** start PROVIDED DATA **

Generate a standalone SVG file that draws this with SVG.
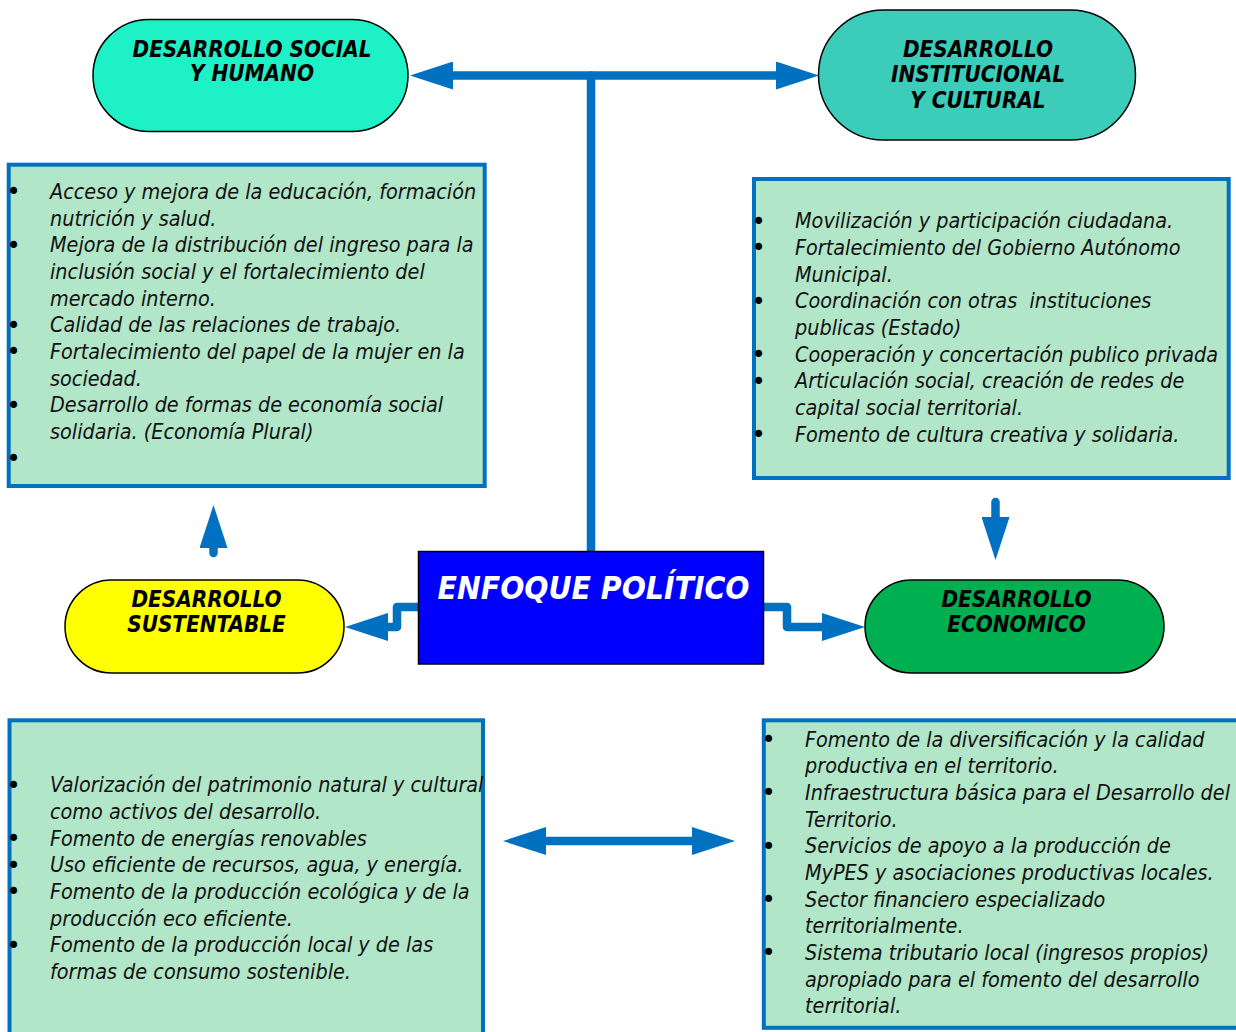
<svg xmlns="http://www.w3.org/2000/svg" width="1236" height="1032" viewBox="0 0 1236 1032">
<defs>
<style>
.pill{stroke:#000;stroke-width:1.5}
.box{fill:#B2E6C8;stroke:#0070C0;stroke-width:4}
.nt{font-family:"DejaVu Sans Condensed","DejaVu Sans",sans-serif;font-weight:bold;font-style:italic;font-size:22.3px;fill:#000;text-anchor:middle}
.bt{font-family:"DejaVu Sans Condensed","DejaVu Sans",sans-serif;font-style:italic;font-size:21.4px;fill:#111}
.bu{font-family:"DejaVu Sans",sans-serif;font-size:24px;fill:#000;text-anchor:middle}
.cn{fill:none;stroke:#0070C0;stroke-width:8.5;stroke-linejoin:round}
</style>
<marker id="ah" viewBox="0 0 43 28" refX="0" refY="14" markerWidth="43" markerHeight="28" markerUnits="userSpaceOnUse" orient="auto-start-reverse">
<path d="M0,0 L43,14 L0,28 Z" fill="#0070C0"/>
</marker>
</defs>
<rect width="1236" height="1032" fill="#fff"/>

<g id="connectors">
<path class="cn" d="M453,75.5 H776" marker-start="url(#ah)" marker-end="url(#ah)"/>
<path class="cn" d="M591,75.5 V551" stroke-linecap="round"/>
<path class="cn" d="M418,607 H397 V627 H388" stroke-linecap="round" marker-end="url(#ah)"/>
<path class="cn" d="M763,607 H787 V627 H822" stroke-linecap="round" marker-end="url(#ah)"/>
<path class="cn" d="M213.5,553 V548" stroke-linecap="round" marker-end="url(#ah)"/>
<path class="cn" d="M995.5,502 V517" stroke-linecap="round" marker-end="url(#ah)"/>
<path class="cn" d="M546,841 H692" marker-start="url(#ah)" marker-end="url(#ah)"/>
</g>

<g id="social">
<rect class="pill" x="93" y="19.5" width="315" height="112" rx="56" fill="#1FF1C6"/>
<text class="nt"><tspan x="252" y="56.5">DESARROLLO SOCIAL</tspan><tspan x="252" y="80.5">Y HUMANO</tspan></text>
</g>

<g id="institucional">
<rect class="pill" x="818.5" y="10" width="317" height="130" rx="65" fill="#3CCDBA"/>
<text class="nt"><tspan x="978" y="56.5">DESARROLLO</tspan><tspan x="978" y="82">INSTITUCIONAL</tspan><tspan x="978" y="107.5">Y CULTURAL</tspan></text>
</g>

<g id="enfoque">
<rect x="418.5" y="551.5" width="345" height="112.5" fill="#0000FF" stroke="#000" stroke-width="1.5"/>
<text class="nt" x="593.5" y="598.5" style="font-size:31.6px;fill:#fff">ENFOQUE POLÍTICO</text>
</g>

<g id="sustentable">
<rect class="pill" x="65" y="580" width="279" height="93" rx="46.5" fill="#FFFF00"/>
<text class="nt"><tspan x="206.5" y="606.5">DESARROLLO</tspan><tspan x="206.5" y="631.5">SUSTENTABLE</tspan></text>
</g>

<g id="economico">
<rect class="pill" x="865" y="580" width="299" height="93" rx="46.5" fill="#00B050"/>
<text class="nt"><tspan x="1016.5" y="606.5">DESARROLLO</tspan><tspan x="1016.5" y="631.5">ECONOMICO</tspan></text>
</g>

<g id="box-social">
<rect class="box" x="8.7" y="164.7" width="476" height="321.3"/>
<text class="bu"><tspan x="13.5" y="200.3">•</tspan><tspan x="13.5" y="253.6">•</tspan><tspan x="13.5" y="333.6">•</tspan><tspan x="13.5" y="360.3">•</tspan><tspan x="13.5" y="413.7">•</tspan><tspan x="13.5" y="467">•</tspan></text>
<text class="bt">
<tspan x="50" y="198.8">Acceso y mejora de la educación, formación</tspan>
<tspan x="50" y="225.5">nutrición y salud.</tspan>
<tspan x="50" y="252.1">Mejora de la distribución del ingreso para la</tspan>
<tspan x="50" y="278.8">inclusión social y el fortalecimiento del</tspan>
<tspan x="50" y="305.5">mercado interno.</tspan>
<tspan x="50" y="332.1">Calidad de las relaciones de trabajo.</tspan>
<tspan x="50" y="358.8">Fortalecimiento del papel de la mujer en la</tspan>
<tspan x="50" y="385.5">sociedad.</tspan>
<tspan x="50" y="412.2">Desarrollo de formas de economía social</tspan>
<tspan x="50" y="438.8">solidaria. (Economía Plural)</tspan>
</text>
</g>

<g id="box-institucional">
<rect class="box" x="754" y="179" width="474.7" height="299"/>
<text class="bu"><tspan x="758.5" y="229.7">•</tspan><tspan x="758.5" y="256.4">•</tspan><tspan x="758.5" y="309.7">•</tspan><tspan x="758.5" y="363">•</tspan><tspan x="758.5" y="389.7">•</tspan><tspan x="758.5" y="443">•</tspan></text>
<text class="bt" xml:space="preserve"><tspan x="795" y="228.2">Movilización y participación ciudadana.</tspan><tspan x="795" y="254.9">Fortalecimiento del Gobierno Autónomo</tspan><tspan x="795" y="281.5">Municipal.</tspan><tspan x="795" y="308.2">Coordinación con otras  instituciones</tspan><tspan x="795" y="334.9">publicas (Estado)</tspan><tspan x="795" y="361.5">Cooperación y concertación publico privada</tspan><tspan x="795" y="388.2">Articulación social, creación de redes de</tspan><tspan x="795" y="414.9">capital social territorial.</tspan><tspan x="795" y="441.5">Fomento de cultura creativa y solidaria.</tspan></text>
</g>

<g id="box-sustentable">
<rect class="box" x="9.5" y="720.3" width="473.5" height="330"/>
<text class="bu"><tspan x="13.5" y="793.7">•</tspan><tspan x="13.5" y="847">•</tspan><tspan x="13.5" y="873.7">•</tspan><tspan x="13.5" y="900.4">•</tspan><tspan x="13.5" y="953.7">•</tspan></text>
<text class="bt">
<tspan x="50" y="792.2">Valorización del patrimonio natural y cultural</tspan>
<tspan x="50" y="818.9">como activos del desarrollo.</tspan>
<tspan x="50" y="845.5">Fomento de energías renovables</tspan>
<tspan x="50" y="872.2">Uso eficiente de recursos, agua, y energía.</tspan>
<tspan x="50" y="898.9">Fomento de la producción ecológica y de la</tspan>
<tspan x="50" y="925.5">producción eco eficiente.</tspan>
<tspan x="50" y="952.2">Fomento de la producción local y de las</tspan>
<tspan x="50" y="978.9">formas de consumo sostenible.</tspan>
</text>
</g>

<g id="box-economico">
<rect class="box" x="763.8" y="720.3" width="480" height="307.5"/>
<text class="bu"><tspan x="768.5" y="748">•</tspan><tspan x="768.5" y="801.3">•</tspan><tspan x="768.5" y="854.7">•</tspan><tspan x="768.5" y="908">•</tspan><tspan x="768.5" y="961.3">•</tspan></text>
<text class="bt">
<tspan x="805" y="746.5">Fomento de la diversificación y la calidad</tspan>
<tspan x="805" y="773.2">productiva en el territorio.</tspan>
<tspan x="805" y="799.8">Infraestructura básica para el Desarrollo del</tspan>
<tspan x="805" y="826.5">Territorio.</tspan>
<tspan x="805" y="853.2">Servicios de apoyo a la producción de</tspan>
<tspan x="805" y="879.8">MyPES y asociaciones productivas locales.</tspan>
<tspan x="805" y="906.5">Sector financiero especializado</tspan>
<tspan x="805" y="933.2">territorialmente.</tspan>
<tspan x="805" y="959.8">Sistema tributario local (ingresos propios)</tspan>
<tspan x="805" y="986.5">apropiado para el fomento del desarrollo</tspan>
<tspan x="805" y="1013.2">territorial.</tspan>
</text>
</g>
</svg>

** end PROVIDED DATA **

SET PROBLEM => Repeat the full listing above exactly, with no pictures in the copy.

WRITTEN ANSWER =>
Generate a standalone SVG file that draws this with SVG.
<svg xmlns="http://www.w3.org/2000/svg" width="1236" height="1032" viewBox="0 0 1236 1032">
<defs>
<style>
.pill{stroke:#000;stroke-width:1.5}
.box{fill:#B2E6C8;stroke:#0070C0;stroke-width:4}
.nt{font-family:"DejaVu Sans Condensed","DejaVu Sans",sans-serif;font-weight:bold;font-style:italic;font-size:22.3px;fill:#000;text-anchor:middle}
.bt{font-family:"DejaVu Sans Condensed","DejaVu Sans",sans-serif;font-style:italic;font-size:21.4px;fill:#111}
.bu{font-family:"DejaVu Sans",sans-serif;font-size:24px;fill:#000;text-anchor:middle}
.cn{fill:none;stroke:#0070C0;stroke-width:8.5;stroke-linejoin:round}
</style>
<marker id="ah" viewBox="0 0 43 28" refX="0" refY="14" markerWidth="43" markerHeight="28" markerUnits="userSpaceOnUse" orient="auto-start-reverse">
<path d="M0,0 L43,14 L0,28 Z" fill="#0070C0"/>
</marker>
</defs>
<rect width="1236" height="1032" fill="#fff"/>

<g id="connectors">
<path class="cn" d="M453,75.5 H776" marker-start="url(#ah)" marker-end="url(#ah)"/>
<path class="cn" d="M591,75.5 V551" stroke-linecap="round"/>
<path class="cn" d="M418,607 H397 V627 H388" stroke-linecap="round" marker-end="url(#ah)"/>
<path class="cn" d="M763,607 H787 V627 H822" stroke-linecap="round" marker-end="url(#ah)"/>
<path class="cn" d="M213.5,553 V548" stroke-linecap="round" marker-end="url(#ah)"/>
<path class="cn" d="M995.5,502 V517" stroke-linecap="round" marker-end="url(#ah)"/>
<path class="cn" d="M546,841 H692" marker-start="url(#ah)" marker-end="url(#ah)"/>
</g>

<g id="social">
<rect class="pill" x="93" y="19.5" width="315" height="112" rx="56" fill="#1FF1C6"/>
<text class="nt"><tspan x="252" y="56.5">DESARROLLO SOCIAL</tspan><tspan x="252" y="80.5">Y HUMANO</tspan></text>
</g>

<g id="institucional">
<rect class="pill" x="818.5" y="10" width="317" height="130" rx="65" fill="#3CCDBA"/>
<text class="nt"><tspan x="978" y="56.5">DESARROLLO</tspan><tspan x="978" y="82">INSTITUCIONAL</tspan><tspan x="978" y="107.5">Y CULTURAL</tspan></text>
</g>

<g id="enfoque">
<rect x="418.5" y="551.5" width="345" height="112.5" fill="#0000FF" stroke="#000" stroke-width="1.5"/>
<text class="nt" x="593.5" y="598.5" style="font-size:31.6px;fill:#fff">ENFOQUE POLÍTICO</text>
</g>

<g id="sustentable">
<rect class="pill" x="65" y="580" width="279" height="93" rx="46.5" fill="#FFFF00"/>
<text class="nt"><tspan x="206.5" y="606.5">DESARROLLO</tspan><tspan x="206.5" y="631.5">SUSTENTABLE</tspan></text>
</g>

<g id="economico">
<rect class="pill" x="865" y="580" width="299" height="93" rx="46.5" fill="#00B050"/>
<text class="nt"><tspan x="1016.5" y="606.5">DESARROLLO</tspan><tspan x="1016.5" y="631.5">ECONOMICO</tspan></text>
</g>

<g id="box-social">
<rect class="box" x="8.7" y="164.7" width="476" height="321.3"/>
<text class="bu"><tspan x="13.5" y="200.3">•</tspan><tspan x="13.5" y="253.6">•</tspan><tspan x="13.5" y="333.6">•</tspan><tspan x="13.5" y="360.3">•</tspan><tspan x="13.5" y="413.7">•</tspan><tspan x="13.5" y="467">•</tspan></text>
<text class="bt">
<tspan x="50" y="198.8">Acceso y mejora de la educación, formación</tspan>
<tspan x="50" y="225.5">nutrición y salud.</tspan>
<tspan x="50" y="252.1">Mejora de la distribución del ingreso para la</tspan>
<tspan x="50" y="278.8">inclusión social y el fortalecimiento del</tspan>
<tspan x="50" y="305.5">mercado interno.</tspan>
<tspan x="50" y="332.1">Calidad de las relaciones de trabajo.</tspan>
<tspan x="50" y="358.8">Fortalecimiento del papel de la mujer en la</tspan>
<tspan x="50" y="385.5">sociedad.</tspan>
<tspan x="50" y="412.2">Desarrollo de formas de economía social</tspan>
<tspan x="50" y="438.8">solidaria. (Economía Plural)</tspan>
</text>
</g>

<g id="box-institucional">
<rect class="box" x="754" y="179" width="474.7" height="299"/>
<text class="bu"><tspan x="758.5" y="229.7">•</tspan><tspan x="758.5" y="256.4">•</tspan><tspan x="758.5" y="309.7">•</tspan><tspan x="758.5" y="363">•</tspan><tspan x="758.5" y="389.7">•</tspan><tspan x="758.5" y="443">•</tspan></text>
<text class="bt" xml:space="preserve"><tspan x="795" y="228.2">Movilización y participación ciudadana.</tspan><tspan x="795" y="254.9">Fortalecimiento del Gobierno Autónomo</tspan><tspan x="795" y="281.5">Municipal.</tspan><tspan x="795" y="308.2">Coordinación con otras  instituciones</tspan><tspan x="795" y="334.9">publicas (Estado)</tspan><tspan x="795" y="361.5">Cooperación y concertación publico privada</tspan><tspan x="795" y="388.2">Articulación social, creación de redes de</tspan><tspan x="795" y="414.9">capital social territorial.</tspan><tspan x="795" y="441.5">Fomento de cultura creativa y solidaria.</tspan></text>
</g>

<g id="box-sustentable">
<rect class="box" x="9.5" y="720.3" width="473.5" height="330"/>
<text class="bu"><tspan x="13.5" y="793.7">•</tspan><tspan x="13.5" y="847">•</tspan><tspan x="13.5" y="873.7">•</tspan><tspan x="13.5" y="900.4">•</tspan><tspan x="13.5" y="953.7">•</tspan></text>
<text class="bt">
<tspan x="50" y="792.2">Valorización del patrimonio natural y cultural</tspan>
<tspan x="50" y="818.9">como activos del desarrollo.</tspan>
<tspan x="50" y="845.5">Fomento de energías renovables</tspan>
<tspan x="50" y="872.2">Uso eficiente de recursos, agua, y energía.</tspan>
<tspan x="50" y="898.9">Fomento de la producción ecológica y de la</tspan>
<tspan x="50" y="925.5">producción eco eficiente.</tspan>
<tspan x="50" y="952.2">Fomento de la producción local y de las</tspan>
<tspan x="50" y="978.9">formas de consumo sostenible.</tspan>
</text>
</g>

<g id="box-economico">
<rect class="box" x="763.8" y="720.3" width="480" height="307.5"/>
<text class="bu"><tspan x="768.5" y="748">•</tspan><tspan x="768.5" y="801.3">•</tspan><tspan x="768.5" y="854.7">•</tspan><tspan x="768.5" y="908">•</tspan><tspan x="768.5" y="961.3">•</tspan></text>
<text class="bt">
<tspan x="805" y="746.5">Fomento de la diversificación y la calidad</tspan>
<tspan x="805" y="773.2">productiva en el territorio.</tspan>
<tspan x="805" y="799.8">Infraestructura básica para el Desarrollo del</tspan>
<tspan x="805" y="826.5">Territorio.</tspan>
<tspan x="805" y="853.2">Servicios de apoyo a la producción de</tspan>
<tspan x="805" y="879.8">MyPES y asociaciones productivas locales.</tspan>
<tspan x="805" y="906.5">Sector financiero especializado</tspan>
<tspan x="805" y="933.2">territorialmente.</tspan>
<tspan x="805" y="959.8">Sistema tributario local (ingresos propios)</tspan>
<tspan x="805" y="986.5">apropiado para el fomento del desarrollo</tspan>
<tspan x="805" y="1013.2">territorial.</tspan>
</text>
</g>
</svg>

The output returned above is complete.